● Data:
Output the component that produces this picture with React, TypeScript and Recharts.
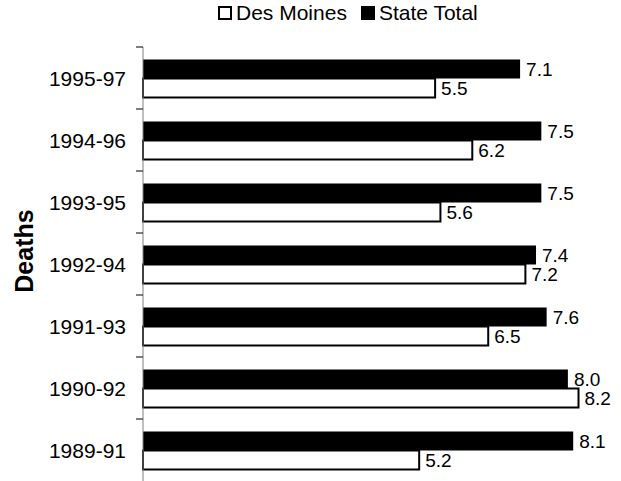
import { Bar, BarChart, LabelList, Legend, XAxis, YAxis } from "recharts";

const periods = ["1995-97", "1994-96", "1993-95", "1992-94", "1991-93", "1990-92", "1989-91"];
const stateTotal = [7.1, 7.5, 7.5, 7.4, 7.6, 8.0, 8.1];
const desMoines = [5.5, 6.2, 5.6, 7.2, 6.5, 8.2, 5.2];

const data = periods.map((period, i) => ({
  period,
  stateTotal: stateTotal[i],
  desMoines: desMoines[i],
}));

const FONT = "'Liberation Sans', Arial, sans-serif";
const W = 621;
const H = 481;
const TOP = 47;
const BAND = (H - TOP) / periods.length;

// label at the category centre, tick mark at the category boundary
function PeriodTick(props: any) {
  const { x, y, payload } = props;
  return (
    <g>
      <line x1={x + 10} x2={x + 17} y1={y - BAND / 2} y2={y - BAND / 2} stroke="#000" />
      <text
        x={x}
        y={y}
        textAnchor="end"
        dominantBaseline="central"
        fontSize={21}
        fontFamily={FONT}
        fill="#000"
      >
        {payload.value}
      </text>
    </g>
  );
}

function DeathsLabel() {
  return (
    <text
      transform="translate(24, 251) rotate(-90)"
      textAnchor="middle"
      dominantBaseline="central"
      fontSize={25}
      fontWeight="bold"
      fontFamily={FONT}
      fill="#000"
    >
      Deaths
    </text>
  );
}

function LegendContent() {
  return (
    <div
      style={{
        display: "flex",
        alignItems: "center",
        fontSize: 21,
        fontFamily: FONT,
        whiteSpace: "nowrap",
        lineHeight: "22px",
        color: "#000",
      }}
    >
      <span
        style={{
          width: 14,
          height: 14,
          boxSizing: "border-box",
          border: "2px solid #000",
          background: "#fff",
          marginRight: 4,
        }}
      />
      <span>Des Moines</span>
      <span style={{ width: 14, height: 14, background: "#000", marginLeft: 14, marginRight: 4 }} />
      <span>State Total</span>
    </div>
  );
}

export default function App() {
  return (
    <div style={{ position: "absolute", left: 0, top: 0, fontFamily: FONT }}>
      <BarChart
        width={W}
        height={H}
        data={data}
        layout="vertical"
        margin={{ top: TOP, right: 0, bottom: 0, left: 0 }}
        barCategoryGap="20%"
        barGap={0}
      >
        <XAxis type="number" domain={[0, 9]} hide />
        <YAxis
          type="category"
          dataKey="period"
          width={143}
          axisLine={{ stroke: "#808080", strokeWidth: 1 }}
          tickLine={false}
          tickSize={0}
          tickMargin={17}
          tick={<PeriodTick />}
          interval={0}
          label={<DeathsLabel />}
        />
        <Legend
          layout="vertical"
          align="center"
          verticalAlign="middle"
          wrapperStyle={{ left: 218, top: 2 }}
          content={<LegendContent />}
        />
        <Bar dataKey="stateTotal" name="State Total" fill="#000" isAnimationActive={false}>
          <LabelList
            dataKey="stateTotal"
            position="right"
            offset={6}
            formatter={(v: any) => Number(v).toFixed(1)}
            style={{ fontSize: 19, fontFamily: FONT, fill: "#000" }}
          />
        </Bar>
        <Bar
          dataKey="desMoines"
          name="Des Moines"
          fill="#fff"
          stroke="#000"
          strokeWidth={2}
          isAnimationActive={false}
        >
          <LabelList
            dataKey="desMoines"
            position="right"
            offset={6}
            formatter={(v: any) => Number(v).toFixed(1)}
            style={{ fontSize: 19, fontFamily: FONT, fill: "#000" }}
          />
        </Bar>
      </BarChart>
    </div>
  );
}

● The request:
Send back the data above word for word, with the pictures left out.

● Completed exercise:
Output the component that produces this picture with React, TypeScript and Recharts.
import { Bar, BarChart, LabelList, Legend, XAxis, YAxis } from "recharts";

const periods = ["1995-97", "1994-96", "1993-95", "1992-94", "1991-93", "1990-92", "1989-91"];
const stateTotal = [7.1, 7.5, 7.5, 7.4, 7.6, 8.0, 8.1];
const desMoines = [5.5, 6.2, 5.6, 7.2, 6.5, 8.2, 5.2];

const data = periods.map((period, i) => ({
  period,
  stateTotal: stateTotal[i],
  desMoines: desMoines[i],
}));

const FONT = "'Liberation Sans', Arial, sans-serif";
const W = 621;
const H = 481;
const TOP = 47;
const BAND = (H - TOP) / periods.length;

// label at the category centre, tick mark at the category boundary
function PeriodTick(props: any) {
  const { x, y, payload } = props;
  return (
    <g>
      <line x1={x + 10} x2={x + 17} y1={y - BAND / 2} y2={y - BAND / 2} stroke="#000" />
      <text
        x={x}
        y={y}
        textAnchor="end"
        dominantBaseline="central"
        fontSize={21}
        fontFamily={FONT}
        fill="#000"
      >
        {payload.value}
      </text>
    </g>
  );
}

function DeathsLabel() {
  return (
    <text
      transform="translate(24, 251) rotate(-90)"
      textAnchor="middle"
      dominantBaseline="central"
      fontSize={25}
      fontWeight="bold"
      fontFamily={FONT}
      fill="#000"
    >
      Deaths
    </text>
  );
}

function LegendContent() {
  return (
    <div
      style={{
        display: "flex",
        alignItems: "center",
        fontSize: 21,
        fontFamily: FONT,
        whiteSpace: "nowrap",
        lineHeight: "22px",
        color: "#000",
      }}
    >
      <span
        style={{
          width: 14,
          height: 14,
          boxSizing: "border-box",
          border: "2px solid #000",
          background: "#fff",
          marginRight: 4,
        }}
      />
      <span>Des Moines</span>
      <span style={{ width: 14, height: 14, background: "#000", marginLeft: 14, marginRight: 4 }} />
      <span>State Total</span>
    </div>
  );
}

export default function App() {
  return (
    <div style={{ position: "absolute", left: 0, top: 0, fontFamily: FONT }}>
      <BarChart
        width={W}
        height={H}
        data={data}
        layout="vertical"
        margin={{ top: TOP, right: 0, bottom: 0, left: 0 }}
        barCategoryGap="20%"
        barGap={0}
      >
        <XAxis type="number" domain={[0, 9]} hide />
        <YAxis
          type="category"
          dataKey="period"
          width={143}
          axisLine={{ stroke: "#808080", strokeWidth: 1 }}
          tickLine={false}
          tickSize={0}
          tickMargin={17}
          tick={<PeriodTick />}
          interval={0}
          label={<DeathsLabel />}
        />
        <Legend
          layout="vertical"
          align="center"
          verticalAlign="middle"
          wrapperStyle={{ left: 218, top: 2 }}
          content={<LegendContent />}
        />
        <Bar dataKey="stateTotal" name="State Total" fill="#000" isAnimationActive={false}>
          <LabelList
            dataKey="stateTotal"
            position="right"
            offset={6}
            formatter={(v: any) => Number(v).toFixed(1)}
            style={{ fontSize: 19, fontFamily: FONT, fill: "#000" }}
          />
        </Bar>
        <Bar
          dataKey="desMoines"
          name="Des Moines"
          fill="#fff"
          stroke="#000"
          strokeWidth={2}
          isAnimationActive={false}
        >
          <LabelList
            dataKey="desMoines"
            position="right"
            offset={6}
            formatter={(v: any) => Number(v).toFixed(1)}
            style={{ fontSize: 19, fontFamily: FONT, fill: "#000" }}
          />
        </Bar>
      </BarChart>
    </div>
  );
}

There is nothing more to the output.